Ce cédérom, conçu comme un instrument pédagogique très riche en information, est structuré suivant cinq rubriques principales: comprendre, découvrir, pratiquer, s’informer.
« Comprendre » est la partie centrale. C’est un vaste hypertexte de navigation dans la création poétique visuelle, sonore, informatique comprenant de très nombreuses fiches d’information bien documentées et parfaitement claires mais également accompagnées d’images, de photos, d’enregistrements sonore, de textes informatiques dynamiques et de fragments vidéo qui, depuis la voix d’Apollinaire vont à celle de Christophe Tarkos (comme l’on sait hélas décédé très récemment) en passant par Dufrêne, Chopin, Heidsieck, Métail, Blaine, Hubault, Quitane, Prigent, Balpe, Bootz, Papp, Dutey, Gherban, etc. Et donc centrées essentiellement sur la création française même si, pour des raisons évidentes d’explications historiques on y trouve aussi des auteurs comme Marinetti, Hausmann, Schwitters (avec une vidéo de ce poète disant sa célèbre UrSonate à Londres en 1944) ou Brian Gysin. Cette remarque ne signifie pas bien entendu que seule la production française est, dans ce domaine, intéressante, mais qu’elle est mieux adaptée à la fonction pédagogique du cédérom. Rien n’empêchera en effet un enseignant de compléter ses éventuelles présentations par un recours à UBUWEB. L’ensemble, très bien conçu, représente un travail considérable et, notamment parce qu’il contient des documents d’archive très difficilement accessibles, me paraît être le seul outil aujourd’hui réellement utilisable dans ce domaine.

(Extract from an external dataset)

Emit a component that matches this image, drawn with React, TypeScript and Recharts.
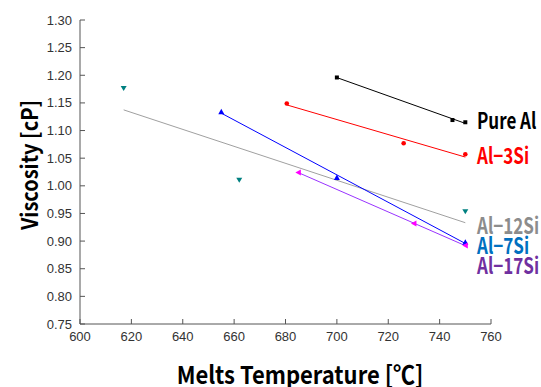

«Découvrir» est un autre mode de navigation dans le même hypertexte mais, cette fois-ci, par le nom des cinquante et un auteurs dont le cédérom contient des textes ou des enregistrements sonores ou vidéo. On peut toujours penser que cette liste n’est pas exhaustive mais ce cédérom ne se veut pas une encyclopédie et, il me semble, que la sélection faite est suffisamment représentative.

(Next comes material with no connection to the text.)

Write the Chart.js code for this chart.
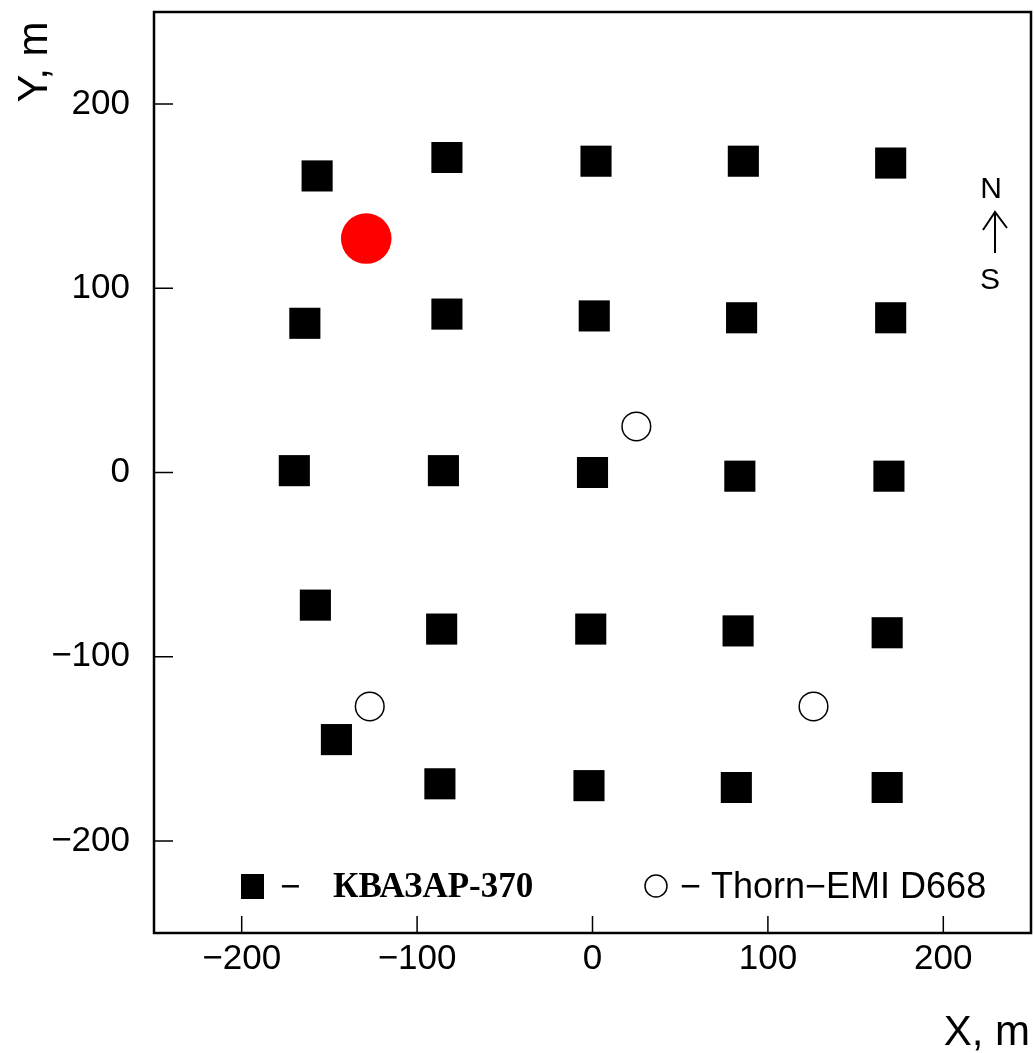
<!DOCTYPE html>
<html>
<head>
<meta charset="utf-8">
<script src="https://cdn.jsdelivr.net/npm/chart.js@4/dist/chart.umd.min.js"></script>
<style>
  body { margin: 0; background: #fff; }
  #detectores { display: block; }
</style>
</head>
<body>
<canvas id="detectores" width="1034" height="1053"></canvas>
<script>
// Coordenadas dos detectores, em metros
const kvazarX = [-157, -83, 2, 86, 170,
                 -164, -83, 1, 85, 170,
                 -170, -85, 0, 84, 169,
                 -158, -86, -1, 83, 168,
                 -146, -87, -2, 82, 168];
const kvazarY = [161, 171, 169, 169, 168,
                 81, 86, 85, 84, 84,
                 1, 1, 0, -2, -2,
                 -72, -85, -85, -86, -87,
                 -145, -169, -170, -171, -171];
const thornX = [25, -127, 126];
const thornY = [25, -127, -127];
const centroX = [-129];
const centroY = [127];

const ticksX = [-200, -100, 0, 100, 200];
const ticksY = [-200, -100, 0, 100, 200];

const legendaKvazar = 'КВАЗАР-370';
const legendaThorn = '− Thorn−EMI D668';
const tituloX = 'X, m';
const tituloY = 'Y, m';

const pontos = (xs, ys) => xs.map((x, i) => ({ x: x, y: ys[i] }));
const comMenos = v => (v < 0 ? '−' + Math.abs(v) : String(v));

const fonteTicks = { family: 'Liberation Sans', size: 35 };

// moldura, ticks para dentro, legenda e indicação N/S
const moldura = {
    id: 'moldura',
    afterDraw(chart) {
        const ctx = chart.ctx;
        const a = chart.chartArea;
        const sx = chart.scales.x;
        const sy = chart.scales.y;
        ctx.save();
        ctx.strokeStyle = '#000';
        ctx.fillStyle = '#000';

        ctx.lineWidth = 2.5;
        ctx.strokeRect(a.left, a.top, a.right - a.left, a.bottom - a.top);

        ctx.lineWidth = 1.5;
        ctx.beginPath();
        sx.ticks.forEach(t => {
            const px = sx.getPixelForValue(t.value);
            ctx.moveTo(px, a.bottom);
            ctx.lineTo(px, a.bottom - 17);
        });
        sy.ticks.forEach(t => {
            const py = sy.getPixelForValue(t.value);
            ctx.moveTo(a.left, py);
            ctx.lineTo(a.left + 19, py);
        });
        ctx.stroke();

        // legenda
        ctx.fillRect(241, 874, 23, 25);
        ctx.font = '35px "Liberation Sans"';
        ctx.textAlign = 'left';
        ctx.textBaseline = 'alphabetic';
        ctx.fillText('−', 280, 898);
        ctx.font = 'bold 35px "Liberation Serif"';
        ctx.fillText(legendaKvazar, 333, 897);

        ctx.beginPath();
        ctx.arc(656, 886, 11, 0, Math.PI * 2);
        ctx.stroke();
        ctx.font = '36px "Liberation Sans"';
        ctx.fillText(legendaThorn, 680, 898);

        // N / S
        ctx.font = '30px "Liberation Sans"';
        ctx.textAlign = 'center';
        ctx.fillText('N', 991, 198);
        ctx.fillText('S', 990, 289);
        ctx.lineWidth = 2;
        ctx.beginPath();
        ctx.moveTo(995, 253);
        ctx.lineTo(995, 213);
        ctx.moveTo(983, 230);
        ctx.lineTo(995, 212);
        ctx.lineTo(1007, 228);
        ctx.stroke();

        // títulos dos eixos
        ctx.font = '42px "Liberation Sans"';
        ctx.textAlign = 'right';
        ctx.fillText(tituloX, 1030, 1045);
        ctx.translate(47, 62);
        ctx.rotate(-Math.PI / 2);
        ctx.textAlign = 'center';
        ctx.fillText(tituloY, 0, 0);
        ctx.restore();
    }
};

const grafico = new Chart(
    document.getElementById('detectores'),
    {
        type: 'scatter',
        data: {
            datasets: [
                {
                    label: legendaKvazar,
                    data: pontos(kvazarX, kvazarY),
                    pointStyle: 'rect',
                    pointRadius: 22,
                    backgroundColor: '#000',
                    borderWidth: 0
                },
                {
                    label: 'Thorn-EMI D668',
                    data: pontos(thornX, thornY),
                    pointStyle: 'circle',
                    pointRadius: 14.3,
                    backgroundColor: 'rgba(255,255,255,0)',
                    borderColor: '#000',
                    borderWidth: 1.5
                },
                {
                    label: 'centro',
                    data: pontos(centroX, centroY),
                    pointStyle: 'circle',
                    pointRadius: 25.3,
                    backgroundColor: '#ff0000',
                    borderWidth: 0
                }
            ]
        },
        options: {
            responsive: false,
            animation: false,
            events: [],
            layout: { autoPadding: false, padding: { top: 12, right: 3, left: 0, bottom: 0 } },
            plugins: {
                legend: { display: false },
                tooltip: { enabled: false }
            },
            scales: {
                x: {
                    type: 'linear',
                    min: -250,
                    max: 250,
                    afterBuildTicks: s => { s.ticks = ticksX.map(v => ({ value: v })); },
                    afterFit: s => { s.height = 120; s.paddingLeft = 0; s.paddingRight = 0; },
                    grid: { display: false, drawTicks: false },
                    border: { display: false },
                    ticks: { padding: 5, color: '#000', font: fonteTicks, maxRotation: 0, callback: comMenos }
                },
                y: {
                    type: 'linear',
                    min: -250,
                    max: 250,
                    afterBuildTicks: s => { s.ticks = ticksY.map(v => ({ value: v })); },
                    afterFit: s => { s.width = 154; s.paddingTop = 0; s.paddingBottom = 0; },
                    grid: { display: false, drawTicks: false },
                    border: { display: false },
                    ticks: { padding: 24, color: '#000', font: fonteTicks, callback: comMenos }
                }
            }
        },
        plugins: [moldura]
    }
);
</script>
</body>
</html>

« Pratiquer » est la partie qui me semble la moins intéressante : elle reprend en effet dix-huit « pratiques d’écriture poétiques » — pour ne pas dire « jeux », du cadavre exquis au poème plastique en passant par le caviardage et le dactylo-poème — qui traînent déjà un peu partout dans tous les ouvrages pédagogiques sur la poésie. Il s’agit de fiches de travail assez sommaires, avec quelques exemples, en ce sens elles n’apportent rien de neuf. Leur seul aspect intéressant est lorsqu’elles s’appuient sur des pratiques d’écrivains confirmés, ce qui est rarement le cas. Il aurait peut-être été utile, par exemple, de montrer la distance entre le « jeu » brut et les résultats obtenus par les écrivains. On sait ainsi que plusieurs membres éminents de l’OULIPO, affirment que la contrainte n’est intéressante que si l’auteur se donne le droit de tricher avec elle. Licence qui n’est pas sans poser des questions de fond à la contrainte elle-même.
« S’informer » est une petite base de données divisée en quatre parties : agenda, calendrier de quelques manifestations du domaine ; associations, liste d’adresses et de contacts ; revues, liste de onze revues sans grand intérêt sauf lorsque l’adresse mail communiquée permet de se rediriger directement vers l’une d’elles. Mais cette liste aurait pu être plus vaste ou différente : décider des choix dans la production contemporaine s’avère encore une fois difficile. Enfin, « ressources », est une partie documentaire qui propose des informations bibliographiques (livres, cédéroms, compact disc) et renvoie à de très nombreux sites, ce qui n’est pas sans intérêt pour un lecteur qui voudrait approfondir sa connaissance du domaine. Cette rubrique renvoie même au «tanitel» ce serveur téléphonique de poésie sonore dont sont expliqués l’origine et le fonctionnement. Là encore ce n’est pas exhaustif, mais est-ce que ça pourrait l’être ?

«Lexique» enfin est, comme son étiquette l’indique, une liste des quarante deux termes les plus employés dans le cédérom dont elle constitue comme une mini-dictionnaire.
Malgré quelques réserves mineures, le travail ici est excellent, presque incontournable: ce cédérom, qui par la richesse de ce qu’il présente amène à voir d’un œil nouveau la création poétique du siècle dernier, devrait maintenant pouvoir être consulté dans toute bibliothèque, toute médiathèque, tout centre de documentation qui se respecte. C’est du moins ce que j’espère.